Диалект гасконца-диалектика

Конечно, мне как теоретику-поневоле современного реализма, как тревожному летописцу его поражений и немногих успехов в 21 веке, радостно, что «на всю Ивановскую» зазвучало снова что-то о нём, родимом. А уж когда к нему приставили обязывающее ко многому слово «диалектический» — и вовсе непривычно празднично стало. Неужто дальнейшее развитие Методов наметилось? Неужто наша «нулевая терпимость» к русскому постмодернизму и ответы ему в прозе были для кого-то уроком и ступенькой для дальнейшего движения в классификации современного искусства (даже выходя за рамки литературы)? Высока ответственность того, кто попробует удержать всю эту проблематику, утверждая над нею новый стиль. Уверен, моя придирчивая критика заинтересованного лица только закалит Романа Галенкина в его стремлении, вполне благородном, на мой взгляд, но не вполне фундированном. Ибо теоретические (как и экспериментальные, кстати, в любой науке) ошибки — ещё не крах всей теории или же манифеста.

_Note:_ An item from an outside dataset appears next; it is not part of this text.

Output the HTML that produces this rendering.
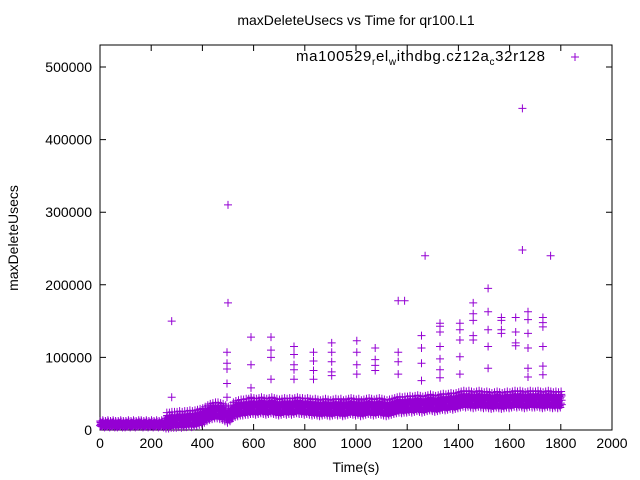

Итак, из ответа Романа сразу трём оппонентам — выуживаю адресованное мне в полемике, начавшейся недавно по моей же инициативе.

Оставляя проблематику «рабовладельческой религии» (термин «раб божий», как мы помним, пережил вместе с христианством несколько формаций и актуален для верующих поныне — при «третьем укладе») другим специалистам, вычленяю самое сомнительное там, где речь заходит о философии — раз уж в итоге своего развития реализм обязан стать диалектическим.

Рабовладельческая философия его (рабский труд) грамотно и аргументировано оправдывает, выражая тем самым интересы тех общественных слоев, которые заинтересованы в сохранении данного общества, — пишет товарищ Галенкин.

Сложно, например, отнести идеи и методы Сократа (сократическую беседу), дошедшие до нас через труды Платона, к прямому обоснованию рабовладения, — скорее, наоборот! — но товарищ Галенкин настаивает на строгом соответствии философии «породившей» её формации. «Философия — продажная девка правящего класса» — напрашивается смехотворная формула. Тут мы имеем дело с превращением марксизма в примитивный детерминизм и сталкиваемся с парадоксом, а не диалектикой: «главная задача любого философа в эксплуататорском обществе логично или иррационально (что есть логика наизнанку) обосновать необходимость господства того или иного класса. Ради этой священной задачи любые истины науки и мудрости могут быть попарны» — добавляет Роман. Мне кажется, осознанно принявший приговор и отраву из рук властей своего полиса «за интеллектуальное совращение молодёжи» Сократ не похвалил бы современного мыслителя за такую эпитафию.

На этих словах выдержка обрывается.